Cuando Dulce recibió aquellas golosinas que celebraban su Premio Cervantes, hacía rato que se habían pronunciado aquellas palabras a los intelectuales que exigieron sin recato el absoluto apego a la revolución, aunque antes se creyera en Dios. También, antes de su premio y de las palabras, se habían visto PM, y su censura. La hija del patricio conoció de Fuera de juego y de Los siete contra Tebas, y no debió estar ajena a los resquemores que produjo el Premio Biblioteca Breve que otorgó la editorial española Seix Barral a Tres tristes tigres de Cabrera Infante, de cada diatriba dedicada al autor.

¿Acaso no supo ella de la obligada retractación de Padilla? Dulce conoció de los halagos que recibió Neruda en Cuba, y de cada uno de los improperios que vinieron luego por unas visitas a los Estados Unidos, a Yugoeslavia y al Perú de Belaúnde Terry. ¿No era entonces prudente aceptar los bombones? ¿No era atinado compartirlos con sus fieles perros? Dulce, mujer inteligente, sabía bien lo que significaban aquellos bombones?

Dulce estaba bien clara de lo que significa para un país la literatura, la grande, la que no precisa de filiaciones políticas, la que no lleva reverencias, y cuenta, en su discurso de agradecimiento por el premio, como su padre, el general mambí Enrique Loynaz del Castillo, encontró, en un claro de la Ciénaga de Zapata, a un soldado español dormido, que usaba como almohada al gran libro de Cervantes.
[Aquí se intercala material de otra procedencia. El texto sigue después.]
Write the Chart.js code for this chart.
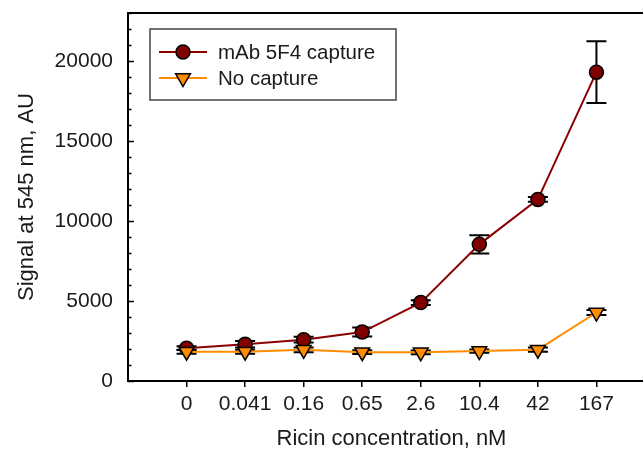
<!DOCTYPE html>
<html>
<head>
<meta charset="utf-8">
<script src="https://cdn.jsdelivr.net/npm/chart.js@4.4.1/dist/chart.umd.min.js"></script>
<style>
  html, body { margin: 0; padding: 0; background: #fff; overflow: hidden; }
  #wrap { position: relative; width: 670px; height: 452px; }
</style>
</head>
<body>
<div id="wrap"><canvas id="signalChart" width="670" height="452"></canvas></div>
<script>
// Ricin concentrations (nM), plotted as evenly spaced categories
const CONCENTRATIONS = ["0", "0.041", "0.16", "0.65", "2.6", "10.4", "42", "167"];

// Signal at 545 nm (AU) with standard deviations
const CAPTURE_SIGNAL = [2050, 2300, 2580, 3060, 4900, 8540, 11350, 19300];
const CAPTURE_SD = [120, 200, 180, 280, 150, 570, 150, 1930];
const NO_CAPTURE_SIGNAL = [1830, 1830, 1950, 1800, 1790, 1870, 1960, 4280];
const NO_CAPTURE_SD = [120, 120, 150, 120, 120, 100, 130, 150];

const Y_MAJOR_TICKS = [0, 5000, 10000, 15000, 20000];
const Y_MINOR_STEP = 1000;

const FONT = "'Liberation Sans', Arial, sans-serif";
const TEXT = "#1a1a1a";

const SERIES = [
  { label: "mAb 5F4 capture", values: CAPTURE_SIGNAL, sd: CAPTURE_SD, line: "#8b0000", fill: "#800000", style: "circle", radius: 7 },
  { label: "No capture", values: NO_CAPTURE_SIGNAL, sd: NO_CAPTURE_SD, line: "#ff8c00", fill: "#ff8c00", style: "triangle", radius: 8.5 },
];

function drawMarker(ctx, s, x, y) {
  ctx.beginPath();
  if (s.style === "circle") {
    ctx.arc(x, y, s.radius, 0, Math.PI * 2);
  } else {
    // downward triangle, same geometry as pointStyle "triangle" rotated 180
    const r = s.radius;
    ctx.moveTo(x, y + r);
    ctx.lineTo(x - r * Math.sin(Math.PI / 3), y - r / 2);
    ctx.lineTo(x + r * Math.sin(Math.PI / 3), y - r / 2);
    ctx.closePath();
  }
  ctx.fillStyle = s.fill;
  ctx.fill();
  ctx.lineWidth = 1.5;
  ctx.strokeStyle = "#000";
  ctx.stroke();
}

// error bars sit under the symbols
const errorBars = {
  id: "errorBars",
  beforeDatasetsDraw(chart) {
    const { ctx, scales: { x, y } } = chart;
    ctx.save();
    ctx.strokeStyle = "#000";
    ctx.lineWidth = 2;
    chart.data.datasets.forEach((ds) => {
      ds.data.forEach((pt, i) => {
        const px = x.getPixelForValue(pt.x);
        const top = y.getPixelForValue(pt.y + ds.sd[i]);
        const bot = y.getPixelForValue(pt.y - ds.sd[i]);
        ctx.beginPath();
        ctx.moveTo(px, top); ctx.lineTo(px, bot);
        ctx.moveTo(px - 10, top); ctx.lineTo(px + 10, top);
        ctx.moveTo(px - 10, bot); ctx.lineTo(px + 10, bot);
        ctx.stroke();
      });
    });
    ctx.restore();
  },
};

// box frame, inward y ticks and the legend
const frameAndLegend = {
  id: "frameAndLegend",
  afterDraw(chart) {
    const { ctx, chartArea: a, scales: { y } } = chart;
    ctx.save();
    ctx.strokeStyle = "#000";
    ctx.lineWidth = 2;
    ctx.beginPath();
    ctx.moveTo(a.left, a.top); ctx.lineTo(a.right, a.top); ctx.lineTo(a.right, a.bottom);
    ctx.stroke();

    ctx.lineWidth = 1.5;
    ctx.beginPath();
    for (let v = 0; v <= y.max; v += Y_MINOR_STEP) {
      const py = Math.round(y.getPixelForValue(v)) + 0.5;
      const len = v % 5000 === 0 ? 6 : 3.5;
      ctx.moveTo(a.left, py); ctx.lineTo(a.left + len, py);
    }
    ctx.stroke();

    // legend
    const box = { x: 150, y: 29, w: 246, h: 71 };
    ctx.lineWidth = 1.5;
    ctx.strokeStyle = "#444";
    ctx.strokeRect(box.x, box.y, box.w, box.h);
    const rows = [52, 78];
    SERIES.forEach((s, i) => {
      const ry = rows[i];
      ctx.strokeStyle = s.line;
      ctx.lineWidth = 2;
      ctx.beginPath();
      ctx.moveTo(159, ry); ctx.lineTo(207, ry);
      ctx.stroke();
      drawMarker(ctx, s, 183, ry);
      ctx.fillStyle = TEXT;
      ctx.font = "20.5px " + FONT;
      ctx.textBaseline = "middle";
      ctx.textAlign = "left";
      ctx.fillText(s.label, 218, ry + 1);
    });
    ctx.restore();
  },
};

const datasets = SERIES.map((s, k) => ({
  label: s.label,
  data: s.values.map((v, i) => ({ x: i, y: v })),
  sd: s.sd,
  borderColor: s.line,
  borderWidth: 2,
  backgroundColor: s.fill,
  pointBackgroundColor: s.fill,
  pointBorderColor: "#000",
  pointBorderWidth: 1.5,
  pointRadius: s.radius,
  pointStyle: s.style,
  pointRotation: s.style === "triangle" ? 180 : 0,
  tension: 0,
  order: k === 0 ? 1 : 0,
}));

new Chart(document.getElementById("signalChart"), {
  type: "line",
  data: { datasets },
  plugins: [errorBars, frameAndLegend],
  options: {
    responsive: false,
    animation: false,
    events: [],
    layout: { padding: { top: 13, right: 15, left: 0, bottom: 0 } },
    plugins: { legend: { display: false }, tooltip: { enabled: false } },
    scales: {
      x: {
        type: "linear",
        min: -1,
        max: 8,
        afterBuildTicks: (scale) => { scale.ticks = CONCENTRATIONS.map((_, i) => ({ value: i })); },
        afterFit: (scale) => {
          scale.height = 71;
          scale.paddingLeft = 0;
          scale.paddingRight = 0;
        },
        ticks: {
          callback: (v) => CONCENTRATIONS[v],
          color: TEXT,
          font: { family: FONT, size: 21 },
          padding: 5,
          maxRotation: 0,
          autoSkip: false,
        },
        grid: { drawOnChartArea: false, drawTicks: true, tickLength: 6, color: "#000", lineWidth: 1.5 },
        border: { display: true, color: "#000", width: 2 },
        title: { display: true, text: "Ricin concentration, nM", color: TEXT, font: { family: FONT, size: 22 }, padding: { bottom: 0 } },
      },
      y: {
        min: 0,
        max: 23000,
        afterBuildTicks: (scale) => { scale.ticks = Y_MAJOR_TICKS.map((v) => ({ value: v })); },
        afterFit: (scale) => {
          scale.width = 128;
          scale.paddingTop = 0;
          scale.paddingBottom = 0;
        },
        ticks: {
          callback: (v) => String(v),
          color: TEXT,
          font: { family: FONT, size: 21 },
          padding: 15,
        },
        grid: { display: false, drawTicks: false },
        border: { display: true, color: "#000", width: 2 },
        title: { display: true, text: "Signal at 545 nm, AU", color: TEXT, font: { family: FONT, size: 22 }, padding: { top: 14 } },
      },
    },
  },
});
</script>
</body>
</html>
El soldado, al sentirse descubierto y en peligro, sale corriendo y deja olvidado el tomo, ese que recoge el general, quien continúa la marcha hasta que, él y su tropa, pierden el mejor camino. Sentado, y esperando descubrir la mejor ruta, recorre Loynaz del Castillo las muchas páginas del libro, y ríe, ríe sin parar, tanto que uno de sus subordinados le conmina a que no deje de leer, a que no deje de reír. ¡Siga, siga riendo! ?dicen los otros?, que esa risa nos hace pensar que ya usted encontró el modo de salir de este infierno. Esa es la literatura que merece la genuflexión agradecida, la que bien reconoce los abismos.